This Bear lived in very rural Henry County for a lot of years. When I lived there I raised all kinds of poultry. I had a large fenced-in area, connected to a small barn. I used plastic wading pools for ponds.....having to clean them once a week.
I had fresh duck and chicken eggs all of the time.
Ozzie & Harriet: These were my African geese. Very tall, with real long necks amd unusual-shaped lumps on their heads. Ozzie looked like the fat cartoon birds you always saw, with a cartoon character visualizing him in a stewing pot. One (1) winter I found him face down in the snow......probably a heart attack.
Harriet was thin and a bitxx. When I went out to feed the birds Harriet would run up to me and circle me, continually, squawking and squawking. Ozzie would let me touch him......Harriet, never. When we moved from the mini-farm my son took Harriet over to the area's autistic housing complex, for their ponds.
Chester: A woman who worked with me lived on a farm with a big pond. One (1) small duck became frozen.....one (1) leg only.....in the pond's ice. She had to cut the leg off and she gave he the duck.....which I named Chester. He was a friendly guy....loved people.....hobbled, of course.
Peepers: Don't remember how we got Peepers. We got him when he was just a little baby duck. He followed us around, all over the yard. When we sat on the front porch he would sit with us, watching the corn grow.
Roostie: We had a rooster who did what roosters do.....every morning about 4:00 AM he was doing his ****-a-doodle-do routine.

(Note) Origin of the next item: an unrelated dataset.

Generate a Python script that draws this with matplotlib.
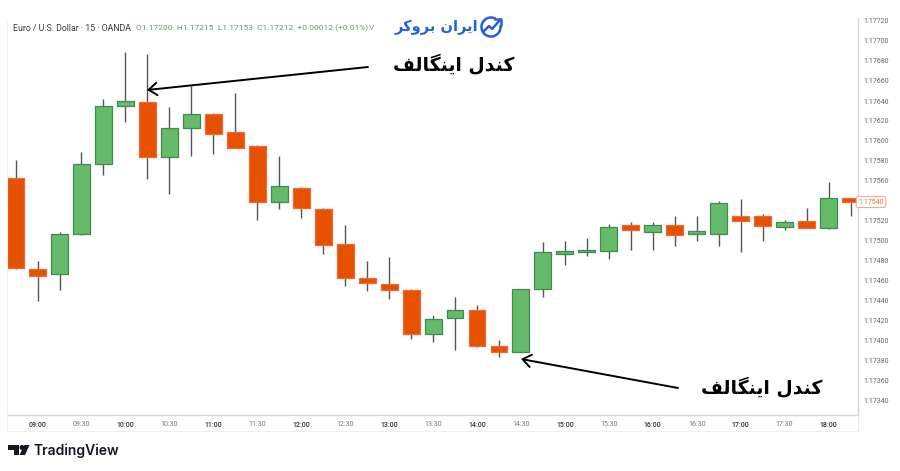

We also had bard rock chickens (good eating and great for soup). We tried "silky" chickens but they didn't taste good, didn't want to lay eggs, and always attacked legs when you went in the pen.
Finally, we also had (and still have) an unusual non-poultry farm animal. We have a 400-pound concrete pig, named Wilbur. Wilbur has his own dish with his name on it. He is out by the 2-story garage, standing guard.